Efficient Global-Local Memory for Real-time Instrument Segmentation of
Robotic Surgical Video
- URL: http://arxiv.org/abs/2109.13593v1
- Date: Tue, 28 Sep 2021 10:10:14 GMT
- Title: Efficient Global-Local Memory for Real-time Instrument Segmentation of
Robotic Surgical Video
- Authors: Jiacheng Wang, Yueming Jin, Liansheng Wang, Shuntian Cai, Pheng-Ann
Heng, Jing Qin
- Abstract summary: We identify two important clues for surgical instrument perception, including local temporal dependency from adjacent frames and global semantic correlation in long-range duration.
We propose a novel dual-memory network (DMNet) to relate both global and local-temporal knowledge.
Our method largely outperforms the state-of-the-art works on segmentation accuracy while maintaining a real-time speed.
- Score: 53.14186293442669
- License: http://arxiv.org/licenses/nonexclusive-distrib/1.0/
- Abstract: Performing a real-time and accurate instrument segmentation from videos is of
great significance for improving the performance of robotic-assisted surgery.
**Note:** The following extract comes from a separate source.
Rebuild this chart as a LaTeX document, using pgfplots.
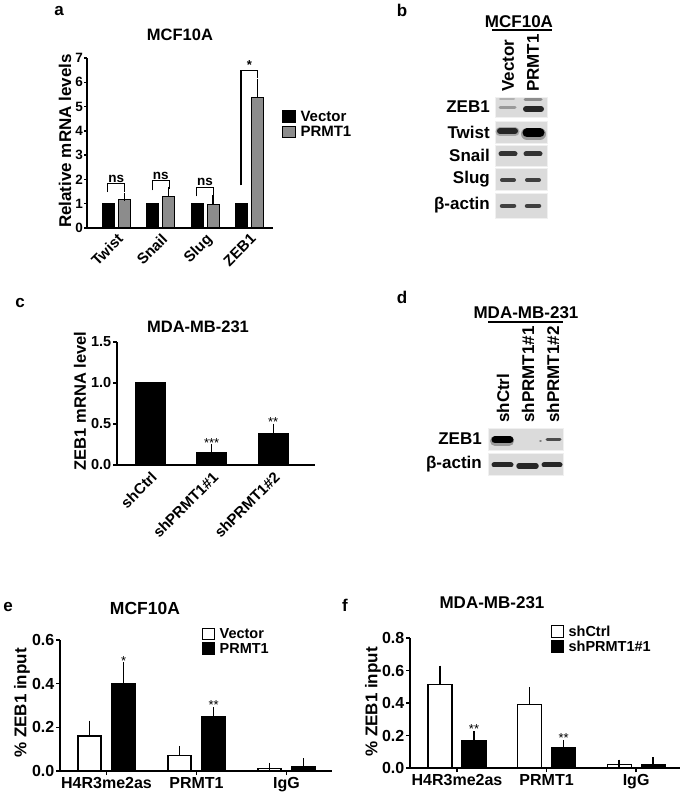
\documentclass[border=0pt]{standalone}
\usepackage{fontspec}
\setmainfont{Liberation Sans}
\usepackage{pgfplots}
\pgfplotsset{compat=1.18}
\newcommand\fs[1]{\fontsize{#1}{#1}\selectfont\bfseries}
\pgfplotsset{
 gp/.style={scale only axis, axis lines=left, axis line style={-, line width=1.3pt},
   tick style={black, line width=1.3pt}, major tick length=4pt, tick align=outside,
   ymin=0, clip=false, ybar, /pgf/number format/assume math mode=true,
   legend image code/.code={\draw[##1, line width=1pt] (0pt,-5.5pt) rectangle (12pt,6pt);},
   legend style={draw=none, fill=none, inner sep=0pt, nodes={inner sep=1.5pt},
     /tikz/every odd column/.append style={column sep=3.5pt}},
   legend cell align=left,
 },
 eb/.style={error bars/.cd, y dir=plus, y explicit,
   error bar style={line width=1.3pt, black},
   error mark options={line width=1.3pt, mark size=#1, black}},
 blot/.style={scale only axis, hide axis, clip=false, y dir=reverse},
 bg/.style={fill=black!14, draw=black!6, line width=0.6pt},
}
\begin{document}
\begin{tikzpicture}[x=1pt,y=1pt]
\useasboundingbox (0,0) rectangle (685,796);

% ---------------- panel a ----------------
\node[font=\fs{17}] at (59,785) {a};
\node[font=\fs{16.5}] at (180,761) {MCF10A};
\node[font=\fs{17}, rotate=90] at (65,655) {Relative mRNA levels};
\begin{axis}[gp, at={(87pt,568pt)}, anchor=south west, width=186pt, height=170pt,
  xmin=-0.66, xmax=3.53, ymax=7, ytick={0,1,2,3,4,5,6,7}, major tick length=3pt,
  y tick label style={font=\fs{13.5}, inner sep=1pt},
  xtick={0,1,2,3}, xticklabels={Twist,Snail,Slug,ZEB1}, xtick style={draw=none},
  x tick label style={font=\fs{15}, rotate=45, anchor=north east, inner sep=1pt},
  legend style={at={(1.05,0.70)}, anchor=north west, font=\fs{15}, row sep=1pt}]
\addplot[fill=black, draw=black, line width=1pt, bar width=12pt, bar shift=-8pt]
  coordinates {(0,1) (1,1) (2,1) (3,1)};
\addplot[fill=black!45, draw=black, line width=1pt, bar width=12pt, bar shift=8pt, eb=4pt]
  coordinates {(0,1.18) +- (0,0.1) (1,1.28) +- (0,0.24) (2,0.98) +- (0,0.2) (3,5.37) +- (0,0.62)};
\legend{Vector,PRMT1}
\draw[line width=1.1pt] (axis cs:-0.19,1.48) |- (axis cs:0.19,1.82) -- (axis cs:0.19,1.50);
\node[font=\fs{13.5}, anchor=south, inner sep=1pt] at (axis cs:0,1.82) {ns};
\draw[line width=1.1pt] (axis cs:0.81,1.55) |- (axis cs:1.19,1.96) -- (axis cs:1.19,1.62);
\node[font=\fs{13.5}, anchor=south, inner sep=1pt] at (axis cs:1,1.96) {ns};
\draw[line width=1.1pt] (axis cs:1.81,1.30) |- (axis cs:2.19,1.68) -- (axis cs:2.19,1.28);
\node[font=\fs{13.5}, anchor=south, inner sep=1pt] at (axis cs:2,1.68) {ns};
\draw[line width=1.1pt] (axis cs:2.81,1.75) |- (axis cs:3.19,6.48) -- (axis cs:3.19,6.17);
\node[font=\fs{13}, anchor=south, inner sep=1pt] at (axis cs:3,6.48) {*};
\end{axis}

% ---------------- panel b ----------------
\node[font=\fs{17}] at (402,786) {b};
\node[font=\fs{17}] at (519,774) {MCF10A};
\draw[line width=1.3pt] (492,766) -- (552,766);
\node[font=\fs{17}, rotate=90, anchor=west, inner sep=0pt] at (508,704) {Vector};
\node[font=\fs{17}, rotate=90, anchor=west, inner sep=0pt] at (533,704) {PRMT1};
\begin{axis}[blot, at={(480pt,571pt)}, anchor=south west, width=80pt, height=135pt,
  xmin=480, xmax=560, ymin=90, ymax=225]
\addplot[bg] coordinates {(495,97) (547,97) (547,117) (495,117)} -- cycle;
\addplot[bg] coordinates {(495,121) (547,121) (547,143) (495,143)} -- cycle;
\addplot[bg] coordinates {(495,145) (547,145) (547,166) (495,166)} -- cycle;
\addplot[bg] coordinates {(495,168) (547,168) (547,190) (495,190)} -- cycle;
\addplot[bg] coordinates {(495,193) (547,193) (547,218) (495,218)} -- cycle;
% ZEB1
\addplot[black!30, line width=2pt, line cap=round] coordinates {(500,99) (514,99)};
\addplot[black!40, line width=3pt, line cap=round] coordinates {(500,108) (515,108)};
\addplot[black!45, line width=3pt, line cap=round] coordinates {(525,100) (541,100)};
\addplot[black!85, line width=6pt, line cap=round] coordinates {(526,109) (541,109)};
% Twist
\addplot[black!35, line width=9pt, line cap=round] coordinates {(500,132) (515,132)};
\addplot[black!85, line width=6pt, line cap=round] coordinates {(500,131) (515,131)};
\addplot[black!40, line width=12pt, line cap=round] coordinates {(527,134) (540,134)};
\addplot[black, line width=9pt, line cap=round] coordinates {(527,133) (540,133)};
% Snail
\addplot[black!80, line width=5pt, line cap=round] coordinates {(501,154) (515,154)};
\addplot[black!80, line width=5pt, line cap=round] coordinates {(526,154) (540,154)};
% Slug
\addplot[black!75, line width=4pt, line cap=round] coordinates {(502,180) (514,180)};
\addplot[black!75, line width=4pt, line cap=round] coordinates {(527,180) (539,180)};
% beta-actin
\addplot[black!75, line width=4.5pt, line cap=round] coordinates {(502,206) (514,206)};
\addplot[black!75, line width=4.5pt, line cap=round] coordinates {(527,206) (539,206)};
\node[font=\fs{17}, anchor=east, inner sep=1pt] at (axis cs:491,107) {ZEB1};
\node[font=\fs{17}, anchor=east, inner sep=1pt] at (axis cs:491,132) {Twist};
\node[font=\fs{17}, anchor=east, inner sep=1pt] at (axis cs:491,155) {Snail};
\node[font=\fs{17}, anchor=east, inner sep=1pt] at (axis cs:491,179) {Slug};
\node[font=\fs{17}, anchor=east, inner sep=1pt] at (axis cs:491,205) {β-actin};
\end{axis}

% ---------------- panel c ----------------
\node[font=\fs{17}] at (20,493) {c};
\node[font=\fs{16.5}] at (198,469) {MDA-MB-231};
\node[font=\fs{16.5}, rotate=90] at (80,395) {ZEB1 mRNA level};
\begin{axis}[gp, at={(117pt,331pt)}, anchor=south west, width=198pt, height=123pt,
  xmin=-0.54, xmax=2.68, ymax=1.5, ytick={0,0.5,1,1.5},
  y tick label style={font=\fs{14.5}, inner sep=1.5pt, /pgf/number format/.cd, fixed, fixed zerofill, precision=1},
  xtick={0,1,2}, xticklabels={shCtrl,shPRMT1\#1,shPRMT1\#2}, xtick style={draw=none},
  x tick label style={font=\fs{15}, rotate=45, anchor=north east, inner sep=1pt}]
\addplot[fill=black, draw=black, line width=1pt, bar width=30pt, bar shift=0pt]
  coordinates {(0,1)};
\addplot[fill=black, draw=black, line width=1pt, bar width=30pt, bar shift=0pt, eb=5pt]
  coordinates {(1,0.155) +- (0,0.035) (2,0.385) +- (0,0.06)};
\node[font=\fontsize{13}{13}\selectfont, anchor=south, inner sep=1pt] at (axis cs:1,0.20) {***};
\node[font=\fontsize{13}{13}\selectfont, anchor=south, inner sep=1pt] at (axis cs:2,0.45) {**};
\end{axis}

% ---------------- panel d ----------------
\node[font=\fs{17}] at (402,499) {d};
\node[font=\fs{17}] at (526,483) {MDA-MB-231};
\draw[line width=1.3pt] (488,474) -- (563,474);
\node[font=\fs{17}, rotate=90, anchor=west, inner sep=0pt] at (503,373) {shCtrl};
\node[font=\fs{17}, rotate=90, anchor=west, inner sep=0pt] at (528,373) {shPRMT1\#1};
\node[font=\fs{17}, rotate=90, anchor=west, inner sep=0pt] at (553,373) {shPRMT1\#2};
\begin{axis}[blot, at={(470pt,316pt)}, anchor=south west, width=100pt, height=60pt,
  xmin=470, xmax=570, ymin=420, ymax=480]
\addplot[bg] coordinates {(488,428) (563,428) (563,450) (488,450)} -- cycle;
\addplot[bg] coordinates {(488,453) (563,453) (563,475) (488,475)} -- cycle;
\addplot[black!40, line width=10pt, line cap=round] coordinates {(495,441) (509,441)};
\addplot[black, line width=7pt, line cap=round] coordinates {(495,440) (510,440)};
\addplot[black!70, line width=3pt, line cap=round] coordinates {(547,440) (560,440)};
\addplot[black!50, line width=1.5pt, line cap=round] coordinates {(540,441) (541,441)};
\addplot[black!85, line width=5pt, line cap=round] coordinates {(494,465) (511,465)};
\addplot[black!85, line width=5.5pt, line cap=round] coordinates {(519,466) (536,466)};
\addplot[black!85, line width=5pt, line cap=round] coordinates {(544,465) (560,465)};
\node[font=\fs{17}, anchor=east, inner sep=1pt] at (axis cs:483,439) {ZEB1};
\node[font=\fs{17}, anchor=east, inner sep=1pt] at (axis cs:483,464) {β-actin};
\end{axis}

% ---------------- panel e ----------------
\node[font=\fs{17}] at (8,189) {e};
\node[font=\fs{17.5}] at (145,188) {MCF10A};
\node[font=\fs{17}, rotate=90] at (22,93) {\% ZEB1 input};
\begin{axis}[gp, at={(60pt,25pt)}, anchor=south west, width=272pt, height=131pt,
  xmin=-0.517, xmax=2.506, ymax=0.6, ytick={0,0.2,0.4,0.6},
  y tick label style={font=\fs{16}, inner sep=1.5pt, /pgf/number format/.cd, fixed, fixed zerofill, precision=1},
  xtick={0,1,2}, xticklabels={H4R3me2as,PRMT1,IgG},
  x tick label style={font=\fs{16}, inner sep=2pt},
  legend style={at={(0.52,1.10)}, anchor=north west, font=\fs{14.5}}]
\addplot[fill=white, draw=black, line width=1.2pt, bar width=23pt, bar shift=-17pt, eb=4.5pt]
  coordinates {(0,0.16) +- (0,0.05) (1,0.072) +- (0,0.023) (2,0.012) +- (0,0.005)};
\addplot[fill=black, draw=black, line width=1.2pt, bar width=23pt, bar shift=17pt, eb=4.5pt]
  coordinates {(0,0.40) +- (0,0.078) (1,0.248) +- (0,0.024) (2,0.018) +- (0,0.019)};
\legend{Vector,PRMT1}
\node[font=\fontsize{13}{13}\selectfont, anchor=south, inner sep=1pt] at (axis cs:0.19,0.48) {*};
\node[font=\fontsize{13}{13}\selectfont, anchor=south, inner sep=1pt] at (axis cs:1.19,0.275) {**};
\end{axis}

% ---------------- panel f ----------------
\node[font=\fs{17}] at (345,191) {f};
\node[font=\fs{17}] at (492,193) {MDA-MB-231};
\node[font=\fs{17}, rotate=90] at (373,94) {\% ZEB1 input};
\begin{axis}[gp, at={(410pt,28pt)}, anchor=south west, width=270pt, height=130pt,
  xmin=-0.525, xmax=2.49, ymax=0.8, ytick={0,0.2,0.4,0.6,0.8},
  y tick label style={font=\fs{16}, inner sep=1.5pt, /pgf/number format/.cd, fixed, fixed zerofill, precision=1},
  xtick={0,1,2}, xticklabels={H4R3me2as,PRMT1,IgG},
  x tick label style={font=\fs{16}, inner sep=2pt},
  legend style={at={(0.52,1.108)}, anchor=north west, font=\fs{14.5}}]
\addplot[fill=white, draw=black, line width=1.2pt, bar width=24pt, bar shift=-17pt, eb=4.5pt]
  coordinates {(0,0.515) +- (0,0.087) (1,0.39) +- (0,0.082) (2,0.02) +- (0,0.004)};
\addplot[fill=black, draw=black, line width=1.2pt, bar width=24pt, bar shift=17pt, eb=4.5pt]
  coordinates {(0,0.168) +- (0,0.032) (1,0.128) +- (0,0.016) (2,0.018) +- (0,0.02)};
\legend{shCtrl,shPRMT1\#1}
\node[font=\fontsize{13}{13}\selectfont, anchor=south, inner sep=1pt] at (axis cs:0.19,0.205) {**};
\node[font=\fontsize{13}{13}\selectfont, anchor=south, inner sep=1pt] at (axis cs:1.19,0.148) {**};
\end{axis}
\end{tikzpicture}
\end{document}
We identify two important clues for surgical instrument perception, including
local temporal dependency from adjacent frames and global semantic correlation
in long-range duration. However, most existing works perform segmentation
purely using visual cues in a single frame. Optical flow is just used to model
the motion between only two frames and brings heavy computational cost. We
propose a novel dual-memory network (DMNet) to wisely relate both global and
local spatio-temporal knowledge to augment the current features, boosting the
segmentation performance and retaining the real-time prediction capability. We
propose, on the one hand, an efficient local memory by taking the complementary
advantages of convolutional LSTM and non-local mechanisms towards the relating
reception field. On the other hand, we develop an active global memory to
gather the global semantic correlation in long temporal range to current one,
in which we gather the most informative frames derived from model uncertainty
and frame similarity. We have extensively validated our method on two public
benchmark surgical video datasets. Experimental results demonstrate that our
method largely outperforms the state-of-the-art works on segmentation accuracy
while maintaining a real-time speed.